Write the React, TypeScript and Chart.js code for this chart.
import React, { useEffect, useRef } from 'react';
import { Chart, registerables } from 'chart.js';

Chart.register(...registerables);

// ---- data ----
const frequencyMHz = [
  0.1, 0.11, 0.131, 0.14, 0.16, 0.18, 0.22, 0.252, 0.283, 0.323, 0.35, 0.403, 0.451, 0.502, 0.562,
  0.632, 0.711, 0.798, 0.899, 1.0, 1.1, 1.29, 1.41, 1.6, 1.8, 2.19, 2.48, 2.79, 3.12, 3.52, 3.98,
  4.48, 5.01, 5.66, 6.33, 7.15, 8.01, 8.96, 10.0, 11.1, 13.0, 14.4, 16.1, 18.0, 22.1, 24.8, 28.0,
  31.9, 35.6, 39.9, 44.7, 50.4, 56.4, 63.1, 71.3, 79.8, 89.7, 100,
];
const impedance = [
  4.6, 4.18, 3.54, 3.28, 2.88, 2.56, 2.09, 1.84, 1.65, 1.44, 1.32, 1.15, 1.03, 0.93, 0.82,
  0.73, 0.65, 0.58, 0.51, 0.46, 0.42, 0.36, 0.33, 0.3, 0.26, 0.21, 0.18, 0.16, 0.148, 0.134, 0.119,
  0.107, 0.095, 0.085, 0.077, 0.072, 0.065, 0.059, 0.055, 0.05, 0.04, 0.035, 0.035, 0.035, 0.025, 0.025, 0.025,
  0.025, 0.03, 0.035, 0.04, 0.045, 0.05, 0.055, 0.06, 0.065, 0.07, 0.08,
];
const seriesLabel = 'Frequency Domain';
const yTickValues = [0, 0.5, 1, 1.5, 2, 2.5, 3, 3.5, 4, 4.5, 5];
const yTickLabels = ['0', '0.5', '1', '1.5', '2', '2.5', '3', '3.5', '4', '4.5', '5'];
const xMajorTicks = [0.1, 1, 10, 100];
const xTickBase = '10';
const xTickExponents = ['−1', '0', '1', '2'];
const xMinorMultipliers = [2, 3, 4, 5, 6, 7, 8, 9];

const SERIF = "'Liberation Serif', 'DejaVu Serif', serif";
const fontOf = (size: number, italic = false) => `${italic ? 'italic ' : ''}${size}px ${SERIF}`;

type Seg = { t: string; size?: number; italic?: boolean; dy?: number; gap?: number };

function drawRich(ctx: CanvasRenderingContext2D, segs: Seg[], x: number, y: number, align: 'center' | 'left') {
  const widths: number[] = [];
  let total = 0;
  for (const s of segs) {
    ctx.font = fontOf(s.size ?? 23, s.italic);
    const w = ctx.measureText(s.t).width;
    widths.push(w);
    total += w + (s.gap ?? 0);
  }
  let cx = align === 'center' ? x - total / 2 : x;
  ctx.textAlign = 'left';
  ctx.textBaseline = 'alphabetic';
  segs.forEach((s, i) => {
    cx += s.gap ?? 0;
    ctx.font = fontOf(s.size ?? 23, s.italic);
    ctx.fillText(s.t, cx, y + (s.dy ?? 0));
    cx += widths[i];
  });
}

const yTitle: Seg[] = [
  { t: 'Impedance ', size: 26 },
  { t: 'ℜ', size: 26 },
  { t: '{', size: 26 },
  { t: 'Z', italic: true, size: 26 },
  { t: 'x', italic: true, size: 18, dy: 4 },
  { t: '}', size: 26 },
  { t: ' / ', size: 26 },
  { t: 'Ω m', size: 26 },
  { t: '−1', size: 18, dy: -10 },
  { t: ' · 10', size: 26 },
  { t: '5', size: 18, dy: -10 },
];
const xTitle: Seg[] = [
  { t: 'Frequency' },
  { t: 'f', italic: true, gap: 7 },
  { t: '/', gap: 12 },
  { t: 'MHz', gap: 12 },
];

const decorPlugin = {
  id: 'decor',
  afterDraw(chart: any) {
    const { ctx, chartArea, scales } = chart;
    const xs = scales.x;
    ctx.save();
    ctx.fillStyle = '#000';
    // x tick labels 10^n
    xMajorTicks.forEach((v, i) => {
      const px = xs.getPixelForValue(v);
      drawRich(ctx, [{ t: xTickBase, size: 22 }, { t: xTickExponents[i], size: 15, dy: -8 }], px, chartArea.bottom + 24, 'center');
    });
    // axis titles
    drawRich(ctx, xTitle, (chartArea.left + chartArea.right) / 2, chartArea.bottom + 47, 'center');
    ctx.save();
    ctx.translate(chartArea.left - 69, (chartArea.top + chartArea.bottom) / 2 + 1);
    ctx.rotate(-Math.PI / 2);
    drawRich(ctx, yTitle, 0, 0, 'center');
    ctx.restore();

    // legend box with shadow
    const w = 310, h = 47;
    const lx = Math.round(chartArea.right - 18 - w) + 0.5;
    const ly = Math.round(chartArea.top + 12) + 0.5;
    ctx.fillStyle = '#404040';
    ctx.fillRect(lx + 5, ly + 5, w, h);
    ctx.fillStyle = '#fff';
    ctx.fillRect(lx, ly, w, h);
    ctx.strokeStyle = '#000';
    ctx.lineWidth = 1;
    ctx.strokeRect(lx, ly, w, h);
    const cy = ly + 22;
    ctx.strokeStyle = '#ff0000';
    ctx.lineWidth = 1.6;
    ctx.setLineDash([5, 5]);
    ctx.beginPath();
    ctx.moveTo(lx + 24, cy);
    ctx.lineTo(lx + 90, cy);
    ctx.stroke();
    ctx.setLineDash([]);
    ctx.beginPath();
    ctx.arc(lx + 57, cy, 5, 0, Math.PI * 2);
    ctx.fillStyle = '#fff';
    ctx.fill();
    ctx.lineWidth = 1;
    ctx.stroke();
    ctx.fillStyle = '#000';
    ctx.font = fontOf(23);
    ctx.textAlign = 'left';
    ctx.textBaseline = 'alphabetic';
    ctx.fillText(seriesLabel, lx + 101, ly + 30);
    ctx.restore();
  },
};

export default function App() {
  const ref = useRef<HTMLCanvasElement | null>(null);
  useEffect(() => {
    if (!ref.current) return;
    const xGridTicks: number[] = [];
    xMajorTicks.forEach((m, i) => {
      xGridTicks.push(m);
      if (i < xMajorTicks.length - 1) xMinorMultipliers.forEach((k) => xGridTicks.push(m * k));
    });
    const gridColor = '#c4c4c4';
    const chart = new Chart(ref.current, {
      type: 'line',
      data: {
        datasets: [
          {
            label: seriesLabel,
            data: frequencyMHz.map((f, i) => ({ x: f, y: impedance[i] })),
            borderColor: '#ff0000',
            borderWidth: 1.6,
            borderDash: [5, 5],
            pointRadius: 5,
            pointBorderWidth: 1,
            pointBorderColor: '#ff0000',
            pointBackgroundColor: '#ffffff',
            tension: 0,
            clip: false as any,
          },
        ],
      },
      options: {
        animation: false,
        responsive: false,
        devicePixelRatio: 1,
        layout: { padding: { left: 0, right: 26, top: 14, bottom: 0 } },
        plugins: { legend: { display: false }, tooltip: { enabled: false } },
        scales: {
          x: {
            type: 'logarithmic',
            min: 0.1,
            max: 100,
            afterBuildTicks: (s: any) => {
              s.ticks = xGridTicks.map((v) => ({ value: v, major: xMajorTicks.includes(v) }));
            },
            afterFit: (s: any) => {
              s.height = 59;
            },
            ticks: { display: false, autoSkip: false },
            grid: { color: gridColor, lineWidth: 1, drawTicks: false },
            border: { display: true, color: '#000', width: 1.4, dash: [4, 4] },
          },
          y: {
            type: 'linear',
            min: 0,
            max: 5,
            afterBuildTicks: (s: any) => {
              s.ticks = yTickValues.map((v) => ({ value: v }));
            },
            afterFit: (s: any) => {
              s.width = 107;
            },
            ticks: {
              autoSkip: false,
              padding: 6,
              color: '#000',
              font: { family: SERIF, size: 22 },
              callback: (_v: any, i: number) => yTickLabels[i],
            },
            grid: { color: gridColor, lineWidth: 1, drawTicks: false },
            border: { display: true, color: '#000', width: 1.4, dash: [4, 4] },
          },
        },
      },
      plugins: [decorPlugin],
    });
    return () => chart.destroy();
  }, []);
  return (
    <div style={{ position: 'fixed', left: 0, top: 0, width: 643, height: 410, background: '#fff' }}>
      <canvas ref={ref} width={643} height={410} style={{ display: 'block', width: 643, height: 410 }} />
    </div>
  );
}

...

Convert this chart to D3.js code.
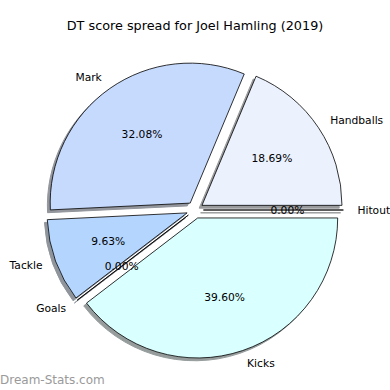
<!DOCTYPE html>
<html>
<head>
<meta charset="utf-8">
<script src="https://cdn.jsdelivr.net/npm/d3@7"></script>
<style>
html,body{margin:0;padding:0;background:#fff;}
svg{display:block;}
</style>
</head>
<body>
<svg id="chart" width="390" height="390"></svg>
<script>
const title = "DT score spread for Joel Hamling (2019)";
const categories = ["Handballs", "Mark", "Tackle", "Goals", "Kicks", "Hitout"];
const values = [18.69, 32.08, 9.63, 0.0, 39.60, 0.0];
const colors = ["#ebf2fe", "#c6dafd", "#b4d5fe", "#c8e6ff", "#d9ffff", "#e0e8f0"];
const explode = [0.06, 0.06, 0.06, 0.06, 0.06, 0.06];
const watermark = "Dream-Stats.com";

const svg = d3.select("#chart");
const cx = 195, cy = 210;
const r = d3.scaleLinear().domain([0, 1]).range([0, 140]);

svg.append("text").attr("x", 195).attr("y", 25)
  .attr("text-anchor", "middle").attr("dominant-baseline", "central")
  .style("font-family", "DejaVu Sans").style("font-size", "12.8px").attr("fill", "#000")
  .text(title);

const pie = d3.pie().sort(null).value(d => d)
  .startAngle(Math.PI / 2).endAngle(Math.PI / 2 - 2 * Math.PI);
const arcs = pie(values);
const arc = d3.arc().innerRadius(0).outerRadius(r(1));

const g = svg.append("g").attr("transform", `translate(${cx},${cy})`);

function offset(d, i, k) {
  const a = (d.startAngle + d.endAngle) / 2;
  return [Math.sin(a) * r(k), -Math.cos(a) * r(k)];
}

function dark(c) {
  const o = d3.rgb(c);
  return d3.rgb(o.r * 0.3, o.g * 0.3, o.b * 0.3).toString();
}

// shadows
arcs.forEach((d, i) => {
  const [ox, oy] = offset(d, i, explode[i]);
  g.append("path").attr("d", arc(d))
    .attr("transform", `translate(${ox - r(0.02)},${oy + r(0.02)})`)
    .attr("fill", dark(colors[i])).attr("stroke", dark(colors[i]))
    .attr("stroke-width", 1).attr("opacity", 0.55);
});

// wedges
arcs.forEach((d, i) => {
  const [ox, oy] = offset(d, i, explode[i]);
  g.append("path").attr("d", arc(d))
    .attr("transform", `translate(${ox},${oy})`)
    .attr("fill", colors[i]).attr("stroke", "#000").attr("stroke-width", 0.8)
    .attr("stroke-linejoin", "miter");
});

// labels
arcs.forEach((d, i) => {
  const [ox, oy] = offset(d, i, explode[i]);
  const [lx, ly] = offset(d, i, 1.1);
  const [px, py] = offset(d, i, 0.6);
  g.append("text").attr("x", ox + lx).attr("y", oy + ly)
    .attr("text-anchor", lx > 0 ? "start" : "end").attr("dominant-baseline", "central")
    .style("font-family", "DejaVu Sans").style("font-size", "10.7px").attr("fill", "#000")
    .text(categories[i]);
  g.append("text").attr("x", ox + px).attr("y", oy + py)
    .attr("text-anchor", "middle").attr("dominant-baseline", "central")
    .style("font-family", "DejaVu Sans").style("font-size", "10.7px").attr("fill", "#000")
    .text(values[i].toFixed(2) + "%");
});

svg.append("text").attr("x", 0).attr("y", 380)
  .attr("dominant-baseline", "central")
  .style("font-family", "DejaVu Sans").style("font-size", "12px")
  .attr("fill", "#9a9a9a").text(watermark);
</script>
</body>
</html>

■ **Given task**:
Leave out the pictures and give again exactly the lines from the one with "Convert this chart to D3.js code." through the one with "const arc = d3.arc().innerRadius(0).outerRadius(r(1));", and no others.

■ **Answer for this exercise**:
Convert this chart to D3.js code.
<!DOCTYPE html>
<html>
<head>
<meta charset="utf-8">
<script src="https://cdn.jsdelivr.net/npm/d3@7"></script>
<style>
html,body{margin:0;padding:0;background:#fff;}
svg{display:block;}
</style>
</head>
<body>
<svg id="chart" width="390" height="390"></svg>
<script>
const title = "DT score spread for Joel Hamling (2019)";
const categories = ["Handballs", "Mark", "Tackle", "Goals", "Kicks", "Hitout"];
const values = [18.69, 32.08, 9.63, 0.0, 39.60, 0.0];
const colors = ["#ebf2fe", "#c6dafd", "#b4d5fe", "#c8e6ff", "#d9ffff", "#e0e8f0"];
const explode = [0.06, 0.06, 0.06, 0.06, 0.06, 0.06];
const watermark = "Dream-Stats.com";

const svg = d3.select("#chart");
const cx = 195, cy = 210;
const r = d3.scaleLinear().domain([0, 1]).range([0, 140]);

svg.append("text").attr("x", 195).attr("y", 25)
  .attr("text-anchor", "middle").attr("dominant-baseline", "central")
  .style("font-family", "DejaVu Sans").style("font-size", "12.8px").attr("fill", "#000")
  .text(title);

const pie = d3.pie().sort(null).value(d => d)
  .startAngle(Math.PI / 2).endAngle(Math.PI / 2 - 2 * Math.PI);
const arcs = pie(values);
const arc = d3.arc().innerRadius(0).outerRadius(r(1));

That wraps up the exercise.